L’irrésistible ‘Leap Year’, suspendue entre passé, présent et futur, a été écrite le jour du 29 février 2024, alors qu’elle luttait contre un malaise hivernal. Cette première chanson non autobiographique décrit un couple qui ne peut se retrouver que tous les quatre ans, le temps d’un jour astronomique supplémentaire. Ils aspirent à l’avenir tout en se raccrochant aux moments qu’ils ont partagés. Après avoir réécrit le deuxième couplet dans la cage d’escalier du studio Sugar Mountain, le groupe a joué la chanson remaniée pour la première fois, avec elle chantant. Cette prise est l’un des moments phares de Dog Eared, magnifiée par un solo de guitare mémorable de Sam Evian, capturant l’émotion d’un couple cherchant sa voie tout en étant conscient de la fugacité de leur relation.

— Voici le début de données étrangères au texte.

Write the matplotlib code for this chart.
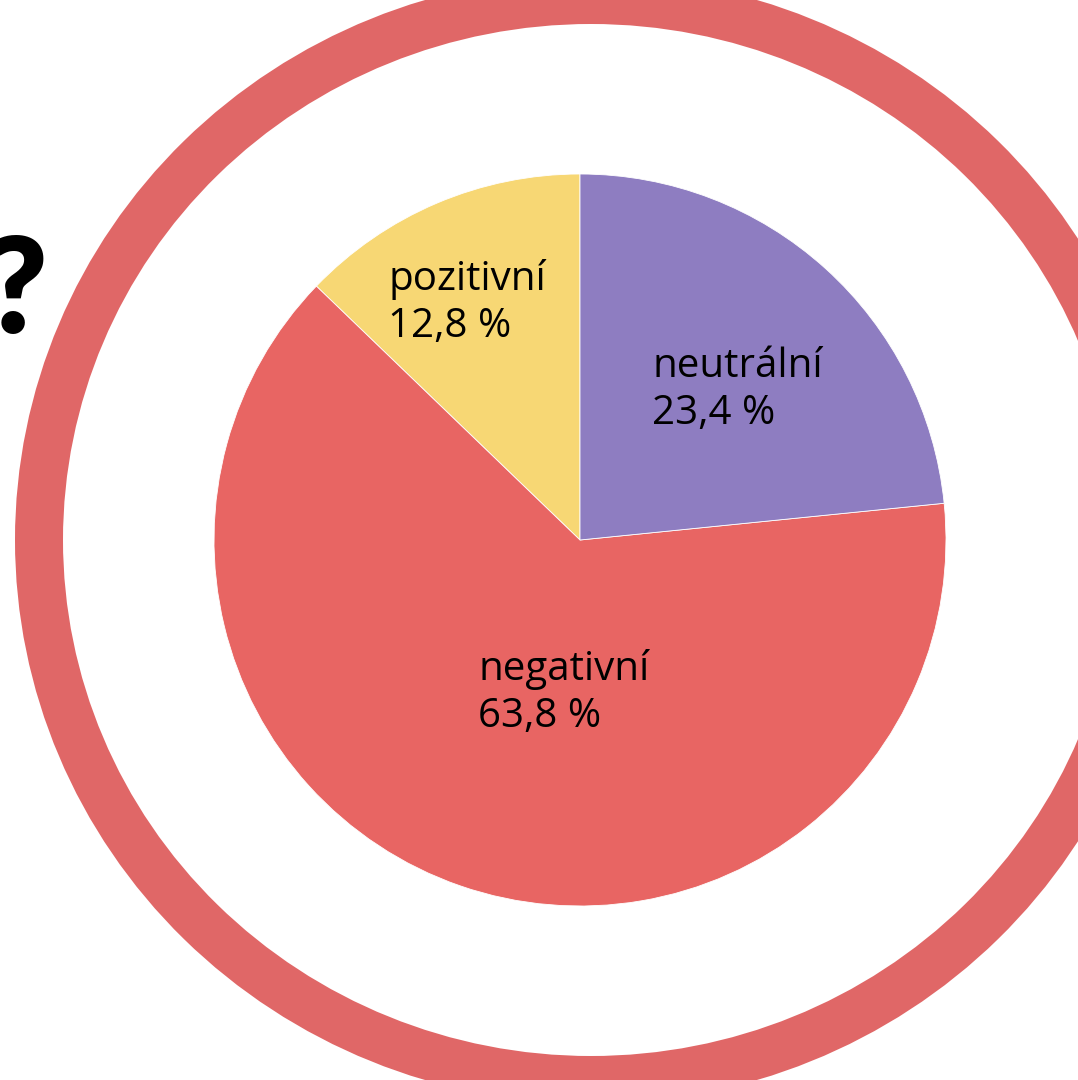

Billie Marten a toujours aimé marquer les livres qu’elle lit : souligner les passages importants, griffonner des idées dans les marges, plier les coins pour marquer les pages. Dog Eared reflète ce processus, chaque chanson témoignant de son cheminement entre l’adolescence et l’âge adulte, entre introspection et exploration de ce qui vient. C’est un album de transition, porté par une artiste qui repousse les limites de son genre et offre un disque aussi intime qu’audacieux, ouvrant la voie à ce qui viendra ensuite.